After our walk through the city we went to an urban permaculture farm.  He had gotten in touch with the lady who ran it, and she told us we were welcome to swing by.  Nobody was there upon our arrival, but we walked through the gardens, which were very nice.  An enormous pig with a very thick neck and with actual tusks was hanging out in his pen, and EJ went and found somebody in the building associated with property, asking if there was anything we could feed the pig.  He came back with a bucket of kitchen scraps to slop out for the pig.  It was too funny.

We heard back from the lady who ran this garden, and she told us she was out at her other location, on the east side.  When I first got to Flint, I hung out with a couple of local guys who told me all about Detroit and Flint, and how they stay away from Detroit.  They warned me particularly about the east side, saying it was the place to avoid.

So naturally we went out there.  I could tell it wasn’t a nice side of town, but it seemed normal enough.  If anything, it seemed kind of empty.  EJ told me that whole neighborhoods had once been taken over by gangs and drug addicts, and that most of the housing that they were living in has been torn down.  Lots of empty lots.  The gardens we were visiting were on a block that no houses on either side of the street.  A big block too.  There must have been thirty or forty houses at one time, but they were all removed, leaving only trees, grasses, and small bushes.  Pioneer species are always at work to fix the mistakes humans keep making.

We saw no one when we first arrived, but at the end of the block there was a parked car and a person moving around.  We went down that way, assuming this was Tuka.  We went up and started talking with her, asking about her garden.  She was very nice, though I was confused at bit, because she didn’t seem to really want to answer questions.  Wasn’t that the purpose of why we had come?

Eventually we realized that she was not Tuka, but rather just another gardener from the area.  We went back down the street checking out other gardens, and eventually Tuka arrived.  She was more inclined to answer our questions, and she told us the history of the spot.

“This street was one of the worst places,” she explained.  “It was like the main drag, and they ended up tearing down every single house when they cleaned this place up.”  Once the land had been vacant for several years, gardeners just started appearing to use the land.  Some of them bought the lots (for practically nothing) and others simply use the land.  Tuka talked about her projects in the city, and she was affiliated with quite a few other projects.  She had a very grounded perspective and a good sense of what kind of hard work is needed to transform our world.  She talked briefly about struggles with some of the residents in the area, one in particular who likes to ride around on his mower all the time (he came out to mow while we were talking even) and find things to criticize. He had even done some damage to one of her installations (the details elude me) once, and yet she didn’t harbor any grudge that I could pick up on.  She simply understood that not everybody is ready for the changes that are coming, and that most people carry a lot of pain.  Tuka seemed like a very wise person, and I wish we could have had more time with her.

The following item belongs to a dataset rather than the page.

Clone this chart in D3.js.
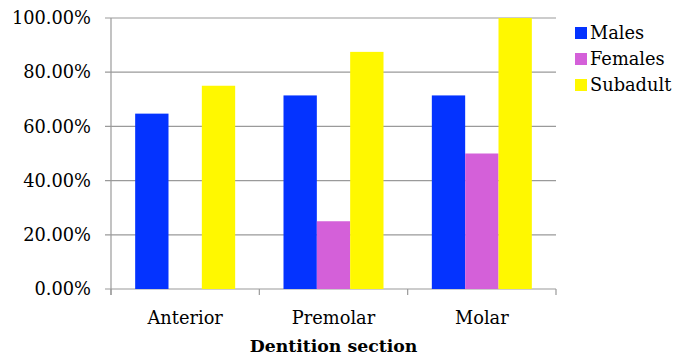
<!DOCTYPE html>
<html><head><meta charset="utf-8">
<script src="https://cdn.jsdelivr.net/npm/d3@7"></script>
<style>body{margin:0;background:#fff}svg{display:block}</style>
</head><body>
<svg id="c" width="675" height="360"></svg>
<script>
const categories = ["Anterior", "Premolar", "Molar"];
const seriesNames = ["Males", "Females", "Subadult"];
const males = [0.6471, 0.7143, 0.7143];
const females = [null, 0.25, 0.50];
const subadult = [0.75, 0.875, 1.00];
const yTicks = [0, 0.2, 0.4, 0.6, 0.8, 1.0];
const colors = ["#0433FF", "#D460D9", "#FFF800"];
const seriesValues = [males, females, subadult];

(function () {
const svg = d3.select("#c");
const font = "'DejaVu Serif', serif";
const fs = 17.8;
const pLeft = 111, pRight = 556, pTop = 18, pBottom = 289;

const x = d3.scaleBand().domain(categories).range([pLeft, pRight]).paddingInner(0).paddingOuter(0);
const inner = d3.scaleBand().domain(seriesNames).range([0, x.bandwidth()]).paddingInner(0).paddingOuter(0.725);
const y = d3.scaleLinear().domain([0, 1]).range([pBottom, pTop]);

// gridlines
svg.append("g").selectAll("line").data(yTicks).join("line")
  .attr("x1", pLeft - 6).attr("x2", pRight)
  .attr("y1", d => y(d)).attr("y2", d => y(d))
  .attr("stroke", "#9a9a9a").attr("stroke-width", 1.2);

// y axis line
svg.append("line").attr("x1", pLeft).attr("x2", pLeft).attr("y1", pTop).attr("y2", pBottom + 6)
  .attr("stroke", "#9a9a9a").attr("stroke-width", 1.2);

// y tick labels
svg.append("g").selectAll("text").data(yTicks).join("text")
  .attr("x", 91).attr("y", d => y(d)).attr("dy", "0.35em")
  .attr("text-anchor", "end").attr("font-family", font).attr("font-size", fs)
  .attr("fill", "#000")
  .text(d => d3.format(".2%")(d));

// bars
categories.forEach((c, i) => {
  seriesNames.forEach((s, j) => {
    const v = seriesValues[j][i];
    if (v == null) return;
    svg.append("rect")
      .attr("x", x(c) + inner(s)).attr("width", inner.bandwidth())
      .attr("y", y(v)).attr("height", y(0) - y(v))
      .attr("fill", colors[j]);
  });
});

// x axis ticks
const xTickPos = categories.map(c => x(c)).concat([pRight]);
svg.append("g").selectAll("line").data(xTickPos).join("line")
  .attr("x1", d => d).attr("x2", d => d).attr("y1", pBottom).attr("y2", pBottom + 6)
  .attr("stroke", "#9a9a9a").attr("stroke-width", 1.2);

// x labels
svg.append("g").selectAll("text").data(categories).join("text")
  .attr("x", d => x(d) + x.bandwidth() / 2).attr("y", 324)
  .attr("text-anchor", "middle").attr("font-family", font).attr("font-size", fs)
  .attr("fill", "#000").text(d => d);

svg.append("text").attr("x", (pLeft + pRight) / 2).attr("y", 352)
  .attr("text-anchor", "middle").attr("font-family", font).attr("font-size", 17.3)
  .attr("font-weight", "bold").attr("fill", "#000").text("Dentition section");

// legend
const lg = svg.append("g");
seriesNames.forEach((s, j) => {
  lg.append("rect").attr("x", 575).attr("y", 27 + j * 26).attr("width", 12).attr("height", 12).attr("fill", colors[j]);
  lg.append("text").attr("x", 590).attr("y", 39 + j * 26).attr("font-family", font).attr("font-size", fs)
    .attr("fill", "#000").text(s);
});
})();
</script>
</body></html>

But this was towards the end of my time in the city.  My flight was in early afternoon, and we soon had to make our way to the airport.  I’m glad I got to see at least a little of what is going on in Detroit, and I had a great time hanging out with EJ and Pascale. 

Like Flint, Detroit’s population is only half of what it once was, and great opportunities remain for those who are looking for cheap land, especially for those with interest in urban renewal and suburban farming.  Realizing that there’s a problem is the first step.  Going out and actually cleaning up our world is the next step.  We start with our own backyards.  There are unused, abandoned places everywhere, and grassroots community groups ought to be approaching absentee owners everywhere, making agorist deals to get something happening there.  There are certainly enough homeless and jobless people to fill all the roles that would be needed.  It starts with an idea, and it grows into our reality.